Tuesday , June 2, 2020

Oklahoma’s Attorney General Says the State’s Credit Card Surcharge Ban Restricts Speech

Proponents of credit card surcharging have received a Christmas present in the form of an Oklahoma attorney general’s official opinion declaring the state’s no-surcharging law unconstitutionally restricts free speech. The development means surcharge bans remain in only four states.

State Sen. Michael Brooks, D-Oklahoma City, asked Attorney General Mike Hunter to assess the law’s legality. Hunter’s Dec. 17 decision will allow businesses to apply credit card surcharges as long as they make the required consumer disclosures, Brooks said.

Brooks in a Friday news release said he sought the official opinion “with the goal of allowing more flexible payment options in Oklahoma that offer benefits to both businesses and consumers. In light of significant developments in federal constitutional law that bear directly on the legality of Oklahoma’s ‘no-surcharge’ statute, Attorney General Hunter concluded that the Oklahoma state law that bars nationally common pricing practices unconstitutionally restricts free speech.”

The Oklahoma law allows discounts for cash or check payments, but not credit or debit card surcharging. (Card-network rules ban debit surcharging.) A key issue in some other states where surcharges have been removed in recent years has been how laws regulated commercial speech, and how merchants could communicate differential pricing to customers in light of their payment card acceptance costs. As the result of a merchant lawsuit challenging it on First Amendment grounds, New York’s surcharge ban was greatly circumscribed early this year to the point of its not being a ban as long as merchants clearly communicate the final price of a product.
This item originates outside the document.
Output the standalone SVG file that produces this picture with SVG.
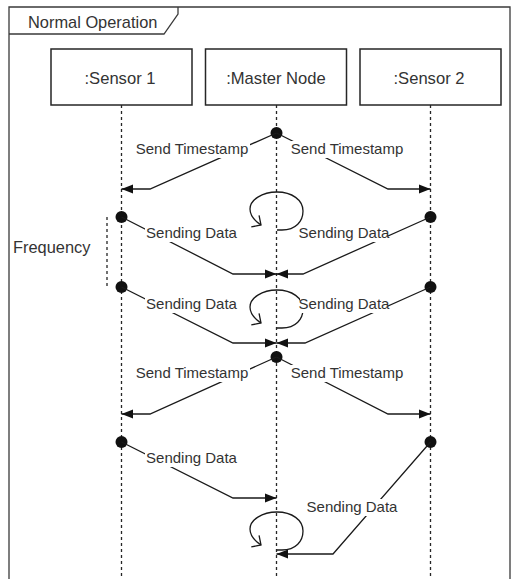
<svg xmlns="http://www.w3.org/2000/svg" width="517" height="579" viewBox="0 0 517 579">
  <style>
    .frame { fill: #ffffff; stroke: #3a3a3a; stroke-width: 1.3; }
    .tab { fill: none; stroke: #3a3a3a; stroke-width: 1.3; }
    .box { fill: #ffffff; stroke: #262626; stroke-width: 1.5; }
    .life { stroke: #262626; stroke-width: 1.3; stroke-dasharray: 3 3; fill: none; }
    .msg { fill: none; stroke: #1a1a1a; stroke-width: 1.3; marker-end: url(#block); }
    .loop { fill: none; stroke: #1a1a1a; stroke-width: 1.3; marker-end: url(#open); }
    .dot { fill: #111111; }
    .lbl-bg { fill: #ffffff; }
    text { font-family: "Liberation Sans", Arial, sans-serif; fill: #333333; }
    .t-node { font-size: 16.6px; text-anchor: middle; }
    .t-msg { font-size: 15px; text-anchor: middle; }
    .t-frame { font-size: 16.4px; }
  </style>
  <defs>
    <marker id="block" markerUnits="userSpaceOnUse" markerWidth="12" markerHeight="10" refX="11.5" refY="5" orient="auto">
      <path d="M0,0.5 L11.5,5 L0,9.5 Z" fill="#111111"/>
    </marker>
    <marker id="open" markerUnits="userSpaceOnUse" markerWidth="10" markerHeight="16" refX="7.5" refY="8" orient="auto">
      <path d="M0.5,1 L7.5,8 L0.5,15" fill="none" stroke="#1a1a1a" stroke-width="1.3"/>
    </marker>
    <!-- self-call loop, drawn relative to its bottom point on the lifeline -->
    <path id="selfLoop" class="loop" d="M0,0 L5,0 C19,0 26,-9 26,-19 C26,-30 15,-38 0,-38 C-15,-38 -27,-30 -27,-21 C-27,-14 -22,-9 -16,-5"/>
  </defs>

  <!-- combined fragment frame -->
  <g id="frame">
    <path class="frame" d="M9,590 L9,7 L510,7 L510,590"/>
    <path class="tab" d="M9,34 L164,34 L178,14 L178,7"/>
    <text class="t-frame" x="28" y="28">Normal Operation</text>
  </g>

  <!-- lifeline dashes -->
  <g id="lifelines">
    <line class="life" x1="121.5" y1="105" x2="121.5" y2="579"/>
    <line class="life" x1="276.5" y1="105" x2="276.5" y2="579"/>
    <line class="life" x1="430.5" y1="105" x2="430.5" y2="579"/>
  </g>

  <g id="sensor1">
    <rect class="box" x="51" y="49" width="141" height="56"/>
    <text class="t-node" x="120" y="84">:Sensor 1</text>
  </g>
  <g id="master">
    <rect class="box" x="205.5" y="49" width="141" height="56"/>
    <text class="t-node" x="276" y="84">:Master Node</text>
  </g>
  <g id="sensor2">
    <rect class="box" x="360" y="49" width="141" height="56"/>
    <text class="t-node" x="429" y="84">:Sensor 2</text>
  </g>

  <!-- sending frequency marker -->
  <g id="frequency">
    <line class="life" x1="107" y1="217" x2="107" y2="288"/>
    <text class="t-frame" x="13" y="253">Frequency</text>
  </g>

  <!-- messages, self loops and their labels -->
  <g id="connectors">
    <!-- timestamp broadcast 1 -->
    <circle class="dot" cx="276.5" cy="133" r="6"/>
    <path class="msg" d="M276.5,133 L150,189 L121.5,189"/>
    <path class="msg" d="M276.5,133 L388,189 L430.5,189"/>
    <rect class="lbl-bg" x="134" y="141" width="116" height="17"/>
    <text class="t-msg" x="192" y="154">Send Timestamp</text>
    <rect class="lbl-bg" x="288" y="141" width="117" height="17"/>
    <text class="t-msg" x="347" y="154">Send Timestamp</text>

    <!-- loop 1 -->
    <use href="#selfLoop" x="277" y="230"/>

    <!-- data round 1 -->
    <circle class="dot" cx="121.5" cy="217" r="6"/>
    <circle class="dot" cx="430.5" cy="217" r="6"/>
    <path class="msg" d="M121.5,217 L233,274 L276.5,274"/>
    <path class="msg" d="M430.5,217 L303,274 L276.5,274"/>
    <rect class="lbl-bg" x="145" y="225" width="93" height="17"/>
    <text class="t-msg" x="191.5" y="238">Sending Data</text>
    <rect class="lbl-bg" x="300" y="225" width="88" height="17"/>
    <text class="t-msg" x="344" y="238">Sending Data</text>

    <!-- data round 2 -->
    <circle class="dot" cx="121.5" cy="287" r="6"/>
    <circle class="dot" cx="430.5" cy="287" r="6"/>
    <path class="msg" d="M121.5,287 L233,343 L276.5,343"/>
    <path class="msg" d="M430.5,287 L305,343 L276.5,343"/>

    <!-- loop 2 -->
    <use href="#selfLoop" x="277" y="328"/>

    <rect class="lbl-bg" x="145" y="296" width="93" height="17"/>
    <text class="t-msg" x="191.5" y="309">Sending Data</text>
    <rect class="lbl-bg" x="300" y="296" width="88" height="17"/>
    <text class="t-msg" x="344" y="309">Sending Data</text>

    <!-- timestamp broadcast 2 -->
    <circle class="dot" cx="276.5" cy="357" r="6"/>
    <path class="msg" d="M276.5,357 L150,414 L121.5,414"/>
    <path class="msg" d="M276.5,357 L388,414 L430.5,414"/>
    <rect class="lbl-bg" x="134" y="365" width="116" height="17"/>
    <text class="t-msg" x="192" y="378">Send Timestamp</text>
    <rect class="lbl-bg" x="288" y="365" width="117" height="17"/>
    <text class="t-msg" x="347" y="378">Send Timestamp</text>

    <!-- data round 3 -->
    <circle class="dot" cx="121.5" cy="442" r="6"/>
    <circle class="dot" cx="430.5" cy="442" r="6"/>
    <path class="msg" d="M121.5,442 L233,498 L276.5,498"/>
    <path class="msg" d="M430.5,442 L333,554 L276.5,554"/>
    <rect class="lbl-bg" x="145" y="450" width="93" height="17"/>
    <text class="t-msg" x="191.5" y="463">Sending Data</text>
    <rect class="lbl-bg" x="305" y="499" width="94" height="17"/>
    <text class="t-msg" x="352" y="512">Sending Data</text>

    <!-- loop 3 -->
    <use href="#selfLoop" x="277" y="550"/>
  </g>
</svg>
Hunter’s decision says Oklahoma’s law “does not facially violate the First Amendment,” but would “if interpreted consistent within the plain meaning of surcharge.”

CardX LLC, a Chicago-based tech firm specializing in credit card surcharging programs for merchant acquirers that has been a high-profile proponent of removing state bans, said in the release that it worked with Brooks ”to identify the issue and call out how this dated statute was impeding the ability of merchants and consumers to adopt a mutually beneficial modern payments technology.” Brooks is a member of the state Senate’s Business, Commerce and Tourism Committee.

“This result in Oklahoma solidifies an inevitable payments-industry makeover,” Jonathan Razi, CardX founder and chief executive, said in a statement. “Until today, Oklahoma was one of five states where we couldn’t serve businesses, and this decision means that 94% of the United States by population is now open to credit card surcharging.”

The other states where surcharge bans continue are Kansas, Colorado, Connecticut, and Massachusetts, according to CardX.